The trial judge failed to see in this any evidence of fraud. Nor do we. The representation was made in good faith, even if erroneous (which was not shown to the satisfaction of either the trial judge or ourselves). And the town authorities, though invited to inspect the work before accepting it, failed to avail themselves of the opportunity to do so either after the work was completed or *75 whilst it was going on. All except one, a Mr. Emde, who spent a couple of hours looking over the work, found some defects, real or supposed, advised his brother selectmen (councilmen) of what he found, and then voted with them (all except one, a Mr.

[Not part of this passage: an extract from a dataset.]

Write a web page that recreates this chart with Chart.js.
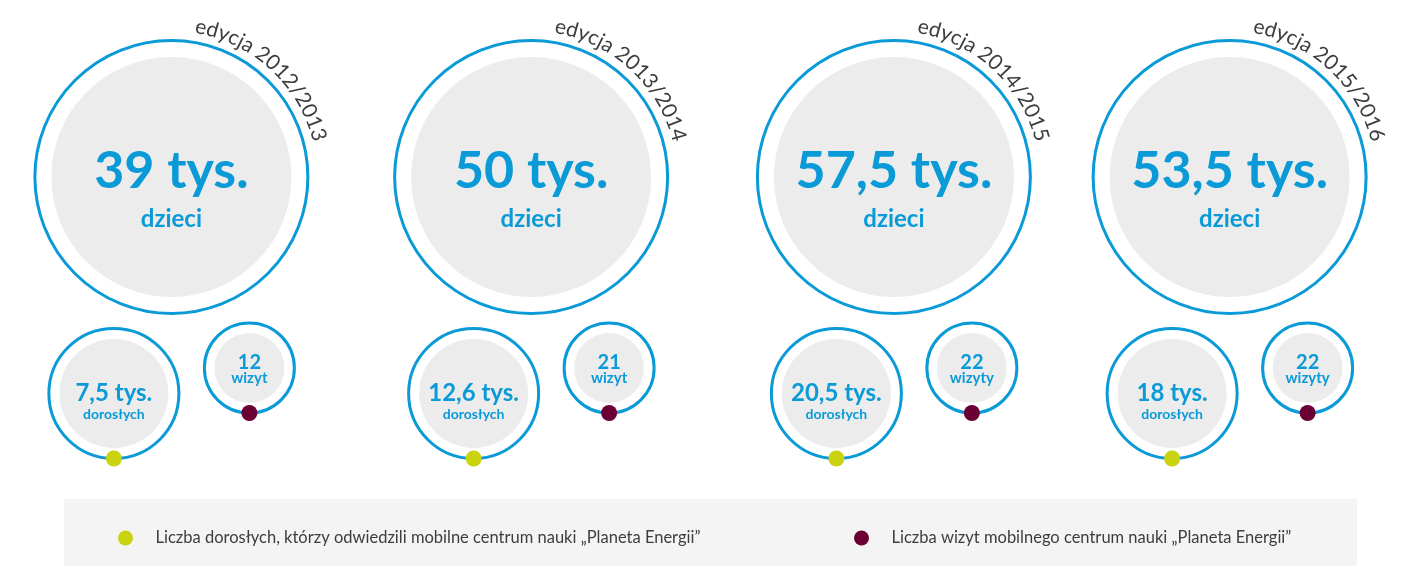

Bernard) to accept the work.
As, in the absence of fraud, the acceptance of the paving by the municipal authorities would be conclusive on the property holders, such acceptance must be at least prima facie evidence against the municipality that the work was completed strictly according to contract. Cf. De Ridder v. Lewis,
And that presumption has not been overcome by the defendants either to our satisfaction or to that of the trial judge.
In this case the complaint is made (but not sufficiently proved) that the concrete did not contain the full specified amount of cement and was not of the full required thickness. Such deficiencies, if they exist, cannot be remedied now; but do not make the pavement valueless. And there is no evidence on which a reduction in price could be even approximated.
Manifestly it is only through mandamus that relator can compel the municipality to levy such assessment. The writ was invented for just such purposes. Cf. Code Prac. arts. 830, 831. And, if the municipality contests *77 the claim of the relator, the only thing possible and practical is to establish it in the same proceedings. The law never contemplates a multiplicity of suits when one suit will suffice.